Mais ce n'est pas encore assez. Le chancelier allemand Olaf Scholz a tenté de secouer ses partenaires la semaine dernière. L'Europe doit en faire plus, a-t-il affirmé, en exigeant que chacun dise d'ici début février combien il va mettre à disposition cette année.
Scholz visait surtout un pays: la France. Avec seulement 570 millions d'euros, la première puissance militaire du continent est en effet loin derrière. L'Espagne (360 millions) et l'Italie (730 millions) s'engagent également bien en deçà de leurs possibilités.
Des pays beaucoup plus petits comme la Norvège, le Danemark, la Suède et les Pays-Bas fournissent un nombre d'équipements militaires bien plus important, non seulement en termes relatifs, mais aussi en chiffres absolus. D'ailleurs, tous secteurs confondus, la France s'est montrée moins généreuse (1,7 milliard) que la Suisse (2,3 milliards) avec Kiev. Comment cela se fait-il?
Pour situer les chiffres, il convient de préciser que tous les pays ne sont pas aussi transparents sur leurs livraisons. La France, par exemple, a longtemps défendu l'idée que les détails de ses livraisons d'armes ne devaient pas être rendus publics.
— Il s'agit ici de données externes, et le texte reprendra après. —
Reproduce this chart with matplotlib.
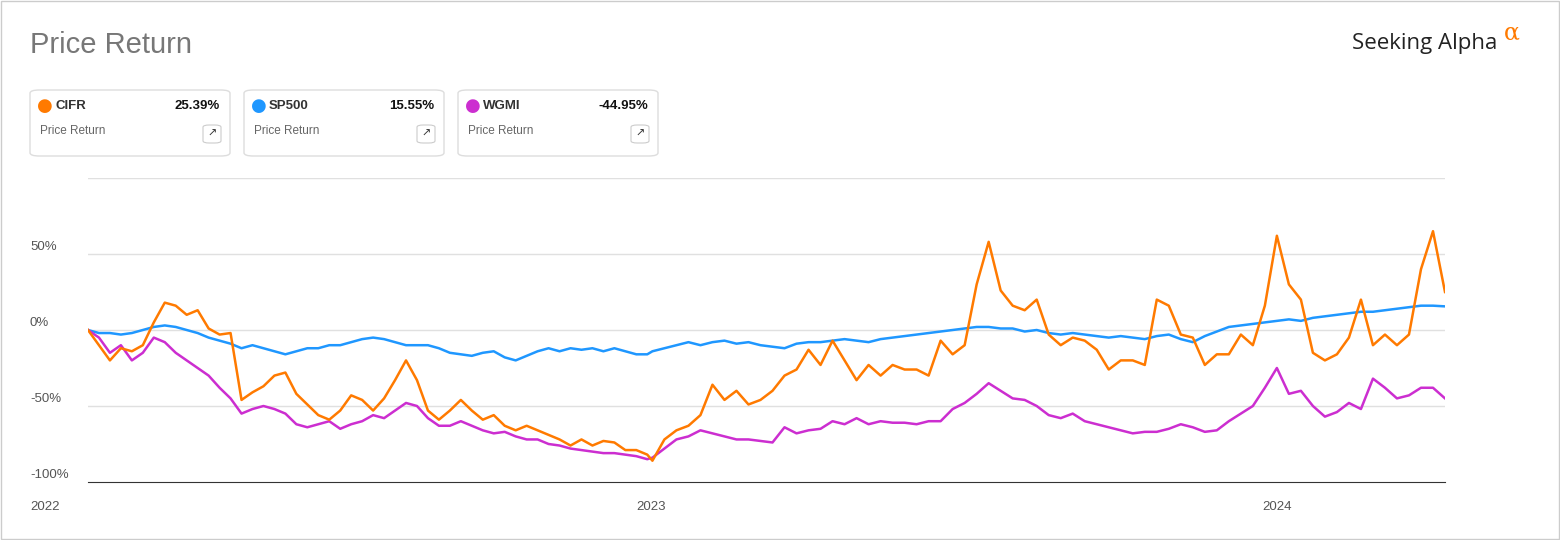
import numpy as np
import pandas as pd
import matplotlib.pyplot as plt
from matplotlib.patches import FancyBboxPatch, Rectangle

plt.rcParams['font.family'] = ['Liberation Sans', 'DejaVu Sans']

# weekly samples (percent price return)
dates = (list(pd.date_range('2022-02-07', '2022-12-30', periods=52))
         + list(pd.date_range('2023-01-02', periods=52, freq='7D'))
         + list(pd.date_range('2024-01-01', periods=15, freq='7D')))

cifr = [0, -10, -20, -12, -14, -10, 5, 18, 16, 10, 13, 1, -3, -2, -46, -41, -37, -30, -28, -42,
        -49, -56, -59, -53, -43, -46, -53, -45, -33, -20, -33, -53, -59, -53, -46, -53, -59, -56, -63, -66,
        -63, -66, -69, -72, -76, -72, -76, -73, -74, -79, -79, -82,
        -86, -72, -66, -63, -56, -36, -46, -40, -49, -46, -40, -30, -26, -13, -23, -7, -20, -33, -23, -30,
        -23, -26, -26, -30, -7, -16, -10, 30, 58, 26, 16, 13, 20, -3, -10, -5, -7, -13, -26, -20,
        -20, -23, 20, 16, -3, -5, -23, -16, -16, -3, -10, 16,
        62, 30, 20, -15, -20, -16, -5, 20, -10, -3, -10, -3, 40, 65, 25]

sp500 = [0, -2, -2, -3, -2, 0, 2, 3, 2, 0, -2, -5, -7, -9, -12, -10, -12, -14, -16, -14,
         -12, -12, -10, -10, -8, -6, -5, -6, -8, -10, -10, -10, -12, -15, -16, -17, -15, -14, -18, -20,
         -17, -14, -12, -14, -12, -13, -12, -14, -12, -14, -16, -16,
         -14, -12, -10, -8, -10, -8, -7, -9, -8, -10, -11, -12, -9, -8, -8, -7, -6, -7, -8, -6,
         -5, -4, -3, -2, -1, 0, 1, 2, 2, 1, 1, -1, 0, -2, -3, -2, -3, -4, -5, -4,
         -5, -6, -4, -3, -6, -8, -4, -1, 2, 3, 4, 5,
         6, 7, 6, 8, 9, 10, 11, 12, 12, 13, 14, 15, 16, 16, 15.55]

wgmi = [0, -5, -15, -10, -20, -15, -5, -8, -15, -20, -25, -30, -38, -45, -55, -52, -50, -52, -55, -62,
        -64, -62, -60, -65, -62, -60, -56, -58, -53, -48, -50, -58, -63, -63, -60, -63, -66, -68, -67, -70,
        -72, -72, -75, -76, -78, -79, -80, -81, -81, -82, -83, -85,
        -84, -78, -72, -70, -66, -68, -70, -72, -72, -73, -74, -64, -68, -66, -65, -60, -62, -58, -62, -60,
        -61, -61, -62, -60, -60, -52, -48, -42, -35, -40, -45, -46, -50, -56, -58, -55, -60, -62, -64, -66,
        -68, -67, -67, -65, -62, -64, -67, -66, -60, -55, -50, -38,
        -25, -42, -40, -50, -57, -54, -48, -52, -32, -38, -45, -43, -38, -38, -45]

names = ['CIFR', 'SP500', 'WGMI']
totals = ['25.39%', '15.55%', '-44.95%']
colors = ['#ff7a00', '#1f97ff', '#cc2ed0']
y_ticks = [50, 0, -50, -100]

fig = plt.figure(figsize=(15.6, 5.4), dpi=100)
fig.patches.append(Rectangle((0.0005, 0.001), 0.999, 0.998, transform=fig.transFigure,
                             fill=False, edgecolor='#cccccc', lw=1))
fig.text(30/1560, 1-45/540, 'Price Return', fontsize=21, color='#777777', va='center')
fig.text(1352/1560, 1-43/540, 'Seeking Alpha', fontsize=16, color='#222222', va='center',
         family='Open Sans')
fig.text(1504/1560, 1-33/540, 'α', fontsize=17, color='#ff7a00', va='center', family='DejaVu Serif')

# legend cards
for i, (n, t, c) in enumerate(zip(names, totals, colors)):
    x0 = 30 + i * 214
    fig.patches.append(FancyBboxPatch((x0/1560, 1-156/540), 200/1560, 66/540, transform=fig.transFigure,
                                      boxstyle='round,pad=0,rounding_size=0.006', fill=False,
                                      edgecolor='#dddddd', lw=1))
    fig.text((x0+7)/1560, 1-106/540, '●', color=c, fontsize=13, va='center', family='DejaVu Sans')
    fig.text((x0+25)/1560, 1-106/540, n, fontsize=9.5, weight='bold', color='#333333', va='center')
    fig.text((x0+190)/1560, 1-106/540, t, fontsize=9.5, weight='bold', color='#111111', va='center', ha='right')
    fig.text((x0+10)/1560, 1-131/540, 'Price Return', fontsize=8.5, color='#666666', va='center')
    fig.patches.append(FancyBboxPatch(((x0+173)/1560, 1-143/540), 18/1560, 18/540, transform=fig.transFigure,
                                      boxstyle='round,pad=0,rounding_size=0.004', fill=False,
                                      edgecolor='#cccccc', lw=0.8))
    fig.text((x0+182)/1560, 1-134/540, '↗', fontsize=8, color='#333333', va='center', ha='center',
             family='DejaVu Sans')

ax = fig.add_axes([88/1560, 1-482/540, 1357/1560, 304/540])
for s, c in zip([sp500, wgmi, cifr], [colors[1], colors[2], colors[0]]):
    ax.plot(dates, s, color=c, lw=1.8)
ax.set_xlim(dates[0], dates[-1])
ax.set_ylim(-100, 100)
for v in [100, 50, 0, -50]:
    ax.axhline(v, color='#e0e0e0', lw=1, zorder=0)
for sp in ['top', 'right', 'left']:
    ax.spines[sp].set_visible(False)
ax.spines['bottom'].set_color('#333333')
ax.set_yticks([])
ax.set_xticks([])
for v in y_ticks:
    ax.text(-58/1357, (v + 100) / 200 + 7/304, f'{v}%', transform=ax.transAxes, fontsize=9.5,
            color='#555555', va='center', ha='left')
ax.text(-58/1357, -25/304, '2022', transform=ax.transAxes, fontsize=9.5, color='#555555', va='center')
for lbl, d in [('2023', pd.Timestamp('2023-01-01')), ('2024', pd.Timestamp('2024-01-01'))]:
    ax.text(d, -100 - 25*200/304, lbl, fontsize=9.5, color='#555555', va='center', ha='center')

fig.savefig('out.png', dpi=100)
L'institut économique de Kiel part néanmoins du principe que les ordres de grandeur sont corrects.
Une autre question est celle de l'efficacité des armes livrées et du timing, sur laquelle les chercheurs en économie ne font aucune évaluation.
Les pays d'Europe de l'Est ont vidé leurs magasins, fournissant à l'Ukraine une grande quantité de vieilles armes issues de leurs stocks soviétiques. La France a choisi un autre approche, en livrant très tôt des armements modernes, comme les canons Caesar. Aujourd'hui encore, ceux-ci rendent d'excellents services sur le champ de bataille et sont très appréciés des Ukrainiens, confirme l'expert militaire Gustav Gressel.
Il en va de même pour les missiles de croisière de haute précision Scalp et Storm Shadow, leur version britannique. Grâce à eux, les Ukrainiens ont pu effectuer plusieurs frappes spectaculaires, dont celle qui a coulé le grand navire de débarquement russe Novotcherkassk en Crimée. Olaf Scholz craint en revanche le «potentiel d'escalade» de telles armes et refuse de livrer les missiles allemands Taurus.
Emmanuel Macron a récemment annoncé que l'Ukraine recevra 40 missiles de croisière Scalp supplémentaires, ainsi que «plusieurs centaines de bombes» et de nouveaux obusiers Caesar. Le mois prochain, il prévoit en outre de se rendre en Ukraine pour signer un accord bilatéral avec des garanties de sécurité, comme le Royaume-Uni l'a dernièrement fait avec Kiev.